Thanks, Waybread. I see that there is an email address on the link you sent, but I haven't tried it yet.

Zagata wrote:
Quote:
I would be interested to know how Gehrz has dealt with the tables in Book VIII.
They are used for a favourite topic of mine, namely calculating the length of life. To my knowledge, no translator has ever published the complete tables - not just those given by Valens - but for other latitudes as well.

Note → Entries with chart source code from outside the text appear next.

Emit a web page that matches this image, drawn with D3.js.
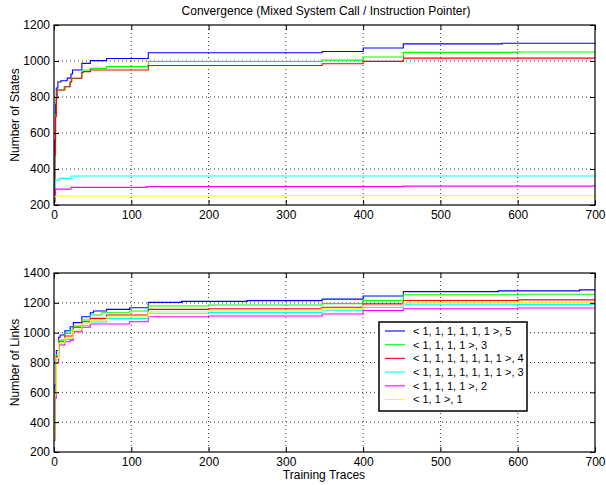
<!DOCTYPE html>
<html>
<head>
<meta charset="utf-8">
<script src="https://cdn.jsdelivr.net/npm/d3@7"></script>
<style>
  body { margin: 0; background: #fff; }
  svg { font-family: "Liberation Sans", Arial, sans-serif; }
  .grid line { stroke: #222; stroke-dasharray: 1,3; stroke-width: 0.9; }
  .tick text { font-size: 12px; }
</style>
</head>
<body>
<div id="chart"></div>
<script>
// Dados: [treinos, valor] (degraus)
const xTicks = [0, 100, 200, 300, 400, 500, 600, 700];
const statesTicks = [200, 400, 600, 800, 1000, 1200];
const linksTicks = [200, 400, 600, 800, 1000, 1200, 1400];

const labels = ['< 1, 1, 1, 1, 1, 1 >, 5', '< 1, 1, 1, 1 >, 3', '< 1, 1, 1, 1, 1, 1, 1 >, 4',
                '< 1, 1, 1, 1, 1, 1, 1 >, 3', '< 1, 1, 1, 1 >, 2', '< 1, 1 >, 1'];
const colors = ['#0000ff', '#00ff00', '#ff0000', '#00ffff', '#ff00ff', '#ffff00'];

// Número de estados
const statesBlue = [[0,220],[1,560],[2,760],[3,850],[5,883],[9,890],[17,905],[22,928],[24,950],[36,987],[47,1002],[68,1014],[122,1046],[347,1053],[400,1072],[452,1095],[580,1099],[700,1100]];
const statesGreen = [[0,220],[1,500],[2,700],[3,800],[4,839],[13,857],[20,876],[22,904],[36,950],[47,959],[68,969],[122,997],[347,1005],[400,1022],[452,1048],[600,1050],[700,1050]];
const statesRed = [[0,215],[1,480],[2,690],[3,790],[4,839],[14,857],[21,885],[23,904],[36,937],[38,941],[47,950],[122,975],[347,985],[400,998],[452,1016],[700,1016]];
const statesCyan = [[0,255],[2,339],[7,348],[22,361],[700,362]];
const statesMagenta = [[0,250],[2,288],[22,298],[120,302],[452,305],[700,305]];
const statesYellow = [[0,247],[3,250],[300,251],[700,252]];

// Número de ligações
const linksBlue = [[0,300],[1,650],[3,880],[6,969],[8,984],[14,1013],[21,1040],[25,1067],[36,1107],[47,1134],[51,1145],[68,1156],[98,1167],[122,1203],[165,1210],[250,1215],[347,1225],[400,1246],[452,1275],[575,1280],[680,1287],[700,1287]];
const linksGreen = [[0,290],[1,620],[3,850],[6,950],[14,995],[21,1018],[25,1044],[36,1085],[47,1118],[62,1134],[98,1145],[122,1179],[200,1185],[347,1195],[400,1216],[452,1254],[600,1258],[700,1258]];
const linksRed = [[0,285],[1,600],[3,840],[6,939],[14,978],[25,1036],[36,1073],[47,1096],[68,1118],[122,1156],[200,1160],[347,1170],[400,1193],[452,1216],[600,1220],[700,1220]];
const linksCyan = [[0,280],[1,580],[3,820],[6,925],[14,955],[25,1010],[36,1048],[47,1072],[68,1095],[122,1130],[200,1135],[347,1150],[400,1169],[452,1187],[600,1190],[700,1190]];
const linksMagenta = [[0,275],[1,560],[3,800],[6,917],[14,939],[21,950],[25,1006],[36,1036],[47,1058],[98,1073],[122,1107],[200,1112],[347,1125],[400,1149],[452,1160],[600,1165],[700,1165]];
const linksYellow = [[0,290],[1,590],[3,830],[6,930],[14,965],[25,1020],[36,1060],[47,1085],[68,1105],[122,1140],[200,1145],[347,1160],[400,1182],[452,1198],[600,1200],[700,1200]];

const width = 606, height = 485;
const svg = d3.select('#chart').append('svg')
  .attr('width', width)
  .attr('height', height);

const fmt = d3.format('d');

function drawPanel(cfg) {
  const x = d3.scaleLinear().domain([0, 700]).range([54, 595]);
  const y = d3.scaleLinear().domain(cfg.domain).range([cfg.bottom, cfg.top]);
  const g = svg.append('g');

  // grelha pontilhada
  g.append('g').attr('class', 'grid')
    .selectAll('line').data(xTicks.slice(1, -1)).enter().append('line')
    .attr('x1', d => x(d)).attr('x2', d => x(d))
    .attr('y1', cfg.top).attr('y2', cfg.bottom);
  g.append('g').attr('class', 'grid')
    .selectAll('line').data(cfg.yTicks.slice(1, -1)).enter().append('line')
    .attr('x1', 54).attr('x2', 595)
    .attr('y1', d => y(d)).attr('y2', d => y(d));

  // séries
  const line = d3.line().x(d => x(d[0])).y(d => y(d[1])).curve(d3.curveStepAfter);
  cfg.series.forEach((s, i) => {
    g.append('path')
      .attr('d', line(s))
      .attr('fill', 'none')
      .attr('stroke', colors[i])
      .attr('stroke-width', 1.1);
  });

  // eixos com ticks para dentro
  g.append('g').attr('transform', `translate(0,${cfg.bottom})`)
    .call(d3.axisBottom(x).tickValues(xTicks).tickFormat(fmt).tickSizeInner(-5).tickSizeOuter(0).tickPadding(5))
    .call(a => a.select('.domain').remove());
  g.append('g').attr('transform', `translate(0,${cfg.top})`)
    .call(d3.axisTop(x).tickValues(xTicks).tickSizeInner(-5).tickSizeOuter(0).tickFormat(''))
    .call(a => a.select('.domain').remove());
  g.append('g').attr('transform', 'translate(54,0)')
    .call(d3.axisLeft(y).tickValues(cfg.yTicks).tickFormat(fmt).tickSizeInner(-5).tickSizeOuter(0).tickPadding(4))
    .call(a => a.select('.domain').remove());
  g.append('g').attr('transform', 'translate(595,0)')
    .call(d3.axisRight(y).tickValues(cfg.yTicks).tickSizeInner(-5).tickSizeOuter(0).tickFormat(''))
    .call(a => a.select('.domain').remove());

  g.selectAll('.tick text').attr('fill', '#000');
  g.selectAll('.tick line').attr('stroke', '#000');

  g.append('rect')
    .attr('x', 54).attr('y', cfg.top)
    .attr('width', 541).attr('height', cfg.bottom - cfg.top)
    .attr('fill', 'none').attr('stroke', '#000').attr('stroke-width', 1.2);

  g.append('text')
    .attr('transform', `translate(15,${(cfg.top + cfg.bottom) / 2}) rotate(-90)`)
    .attr('text-anchor', 'middle')
    .attr('dy', '0.35em')
    .attr('font-size', 12)
    .text(cfg.yLabel);

  return { x, y, g };
}

drawPanel({
  top: 25, bottom: 205, domain: [200, 1200], yTicks: statesTicks,
  yLabel: 'Number of States',
  series: [statesBlue, statesGreen, statesRed, statesCyan, statesMagenta, statesYellow]
});

drawPanel({
  top: 273, bottom: 452, domain: [200, 1400], yTicks: linksTicks,
  yLabel: 'Number of Links',
  series: [linksBlue, linksGreen, linksRed, linksCyan, linksMagenta, linksYellow]
});

// títulos
svg.append('text')
  .attr('x', 326).attr('y', 15)
  .attr('text-anchor', 'middle').attr('font-size', 12)
  .text('Convergence (Mixed System Call / Instruction Pointer)');

svg.append('text')
  .attr('x', 324).attr('y', 479)
  .attr('text-anchor', 'middle').attr('font-size', 12)
  .text('Training Traces');

// legenda
const legend = svg.append('g');
legend.append('rect')
  .attr('x', 379).attr('y', 322).attr('width', 148).attr('height', 89)
  .attr('fill', '#fff').attr('stroke', '#000').attr('stroke-width', 1.5);

const rows = legend.selectAll('g.row').data(labels).enter().append('g')
  .attr('transform', (d, i) => `translate(0,${331 + i * 13.7})`);
rows.append('line')
  .attr('x1', 385).attr('x2', 405)
  .attr('stroke', (d, i) => colors[i]).attr('stroke-width', 1.1);
rows.append('text')
  .attr('x', 413).attr('dy', '0.35em')
  .attr('font-size', 11)
  .text(d => d);
</script>
</body>
</html>
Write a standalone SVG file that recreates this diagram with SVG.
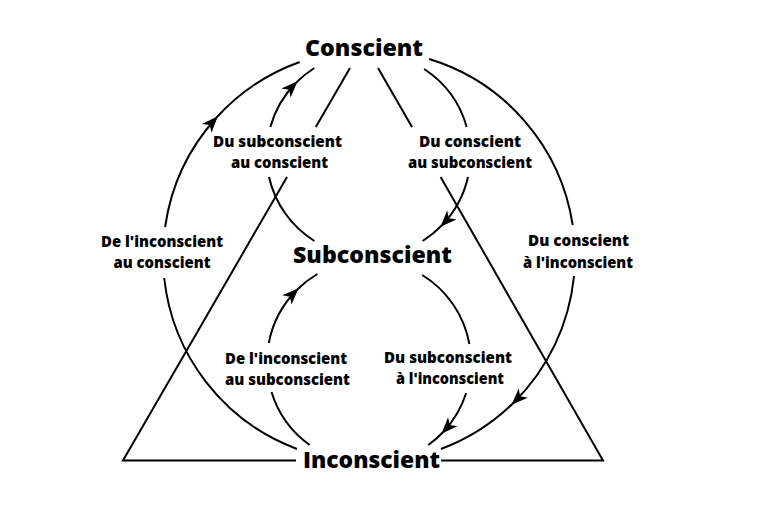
<svg xmlns="http://www.w3.org/2000/svg" width="759" height="505" viewBox="0 0 759 505">
<style>
  .ln { fill: none; stroke: #000; stroke-width: 2; stroke-linecap: butt; }
  .big { font-family: "Open Sans", "Liberation Sans", sans-serif; font-weight: 800; font-size: 22.5px; fill: #000; text-anchor: middle; }
  .lbl { font-family: "Open Sans", "Liberation Sans", sans-serif; font-weight: 800; font-size: 15.5px; fill: #000; text-anchor: middle; }
  .arw { marker-end: url(#arr); }
</style>
<defs>
  <marker id="arr" viewBox="-16 -8 19 16" refX="0" refY="0" markerWidth="19" markerHeight="16" markerUnits="userSpaceOnUse" orient="auto">
    <path d="M2.5,0 L-14,-6.5 L-9.5,0 L-14,6.5 Z" fill="#000"/>
  </marker>
</defs>
<rect width="759" height="505" fill="#fff"/>

<g id="triangle">
  <path class="ln" d="M350,68 L315.8,127"/>
  <path class="ln" d="M287,177 L123,460.5 L296,460.5"/>
  <path class="ln" d="M378,68 L412,127"/>
  <path class="ln" d="M440.6,177 L603,460.5 L441,460.5"/>
</g>

<g id="connectors">
  <g id="inconscient-to-conscient">
    <path class="ln" d="M297,449 A206,206 0 0 1 164.2,278"/>
    <path class="ln arw" d="M165.1,227 A206,206 0 0 1 216.1,118"/>
    <path class="ln" d="M216.1,118 A206,206 0 0 1 299.7,62"/>
    <text class="lbl" x="162" y="247" textLength="122" lengthAdjust="spacingAndGlyphs">De l'inconscient</text>
    <text class="lbl" x="162" y="268" textLength="97" lengthAdjust="spacingAndGlyphs">au conscient</text>
  </g>
  <g id="conscient-to-inconscient">
    <path class="ln" d="M429.2,59 A206,206 0 0 1 572.7,225"/>
    <path class="ln arw" d="M574,276 A206,206 0 0 1 513.3,403"/>
    <path class="ln" d="M513.3,403 A206,206 0 0 1 441,449"/>
    <text class="lbl" x="578.5" y="246" textLength="101" lengthAdjust="spacingAndGlyphs">Du conscient</text>
    <text class="lbl" x="578" y="268" textLength="110" lengthAdjust="spacingAndGlyphs">à l'inconscient</text>
  </g>
  <g id="subconscient-to-conscient">
    <path class="ln" d="M314.4,241 A102,102 0 0 1 269,177"/>
    <path class="ln arw" d="M270.3,127 A102,102 0 0 1 295.8,83"/>
    <path class="ln" d="M295.8,83 A102,102 0 0 1 314.4,68"/>
    <text class="lbl" x="277.5" y="147" textLength="129" lengthAdjust="spacingAndGlyphs">Du subconscient</text>
    <text class="lbl" x="279.5" y="168" textLength="97" lengthAdjust="spacingAndGlyphs">au conscient</text>
  </g>
  <g id="conscient-to-subconscient">
    <path class="ln" d="M424.1,69 A102,102 0 0 1 466.7,127"/>
    <path class="ln arw" d="M468,177 A102,102 0 0 1 442.2,225"/>
    <path class="ln" d="M442.2,225 A102,102 0 0 1 422.6,241"/>
    <text class="lbl" x="470" y="147" textLength="102" lengthAdjust="spacingAndGlyphs">Du conscient</text>
    <text class="lbl" x="470" y="168" textLength="124" lengthAdjust="spacingAndGlyphs">au subconscient</text>
  </g>
  <g id="inconscient-to-subconscient">
    <path class="ln" d="M309.7,445 A102,102 0 0 1 271.5,392"/>
    <path class="ln arw" d="M268.8,343 A102,102 0 0 1 296.8,290"/>
    <path class="ln" d="M296.8,290 A102,102 0 0 1 317.4,274"/>
    <text class="lbl" x="286" y="364" textLength="122" lengthAdjust="spacingAndGlyphs">De l'inconscient</text>
    <text class="lbl" x="287.5" y="385" textLength="125" lengthAdjust="spacingAndGlyphs">au subconscient</text>
  </g>
  <g id="subconscient-to-inconscient">
    <path class="ln" d="M422.2,275 A102,102 0 0 1 469.4,344"/>
    <path class="ln arw" d="M466.2,393 A102,102 0 0 1 443.2,432"/>
    <path class="ln" d="M443.2,432 A102,102 0 0 1 428.3,445"/>
    <text class="lbl" x="448" y="363" textLength="128" lengthAdjust="spacingAndGlyphs">Du subconscient</text>
    <text class="lbl" x="450" y="384" textLength="108" lengthAdjust="spacingAndGlyphs">à l'inconscient</text>
  </g>
</g>

<g id="conscient">
  <text class="big" x="364" y="56" textLength="118" lengthAdjust="spacingAndGlyphs">Conscient</text>
</g>
<g id="subconscient">
  <text class="big" x="372.5" y="263" textLength="159" lengthAdjust="spacingAndGlyphs">Subconscient</text>
</g>
<g id="inconscient">
  <text class="big" x="371.5" y="468" textLength="137" lengthAdjust="spacingAndGlyphs">Inconscient</text>
</g>
</svg>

I haven't reached Book 8 yet in reading, but Gehrz has 24 pages of tables, two for each sign with these headings:

Degrees (1 through 30)
(Planet glyphs for sections)
Numbers
And (?)
Years
Months

Book 8 is one of her least expensive volumes if you are curious enough to buy it, about $10 USD. For the time being Book 8 is all Greek to me. I do have to say that leaving the interpretation questions aside, Gehrz's unusual method of presentation with multiple casual sketches makes the study of Valens pleasant. The photos of Gehrz and her editor look like Hollywood photos shoots. Is she thumbing her nose at academics? (Which doesn't mean that the majority of her translation isn't valuable.)

It's difficult to read Riley on-line, and the text layout in the Schmidt translations is dense enough so that it's necessary to stop and think after many sentences, and even take notes....which is why I had difficulty getting past the first few volumes.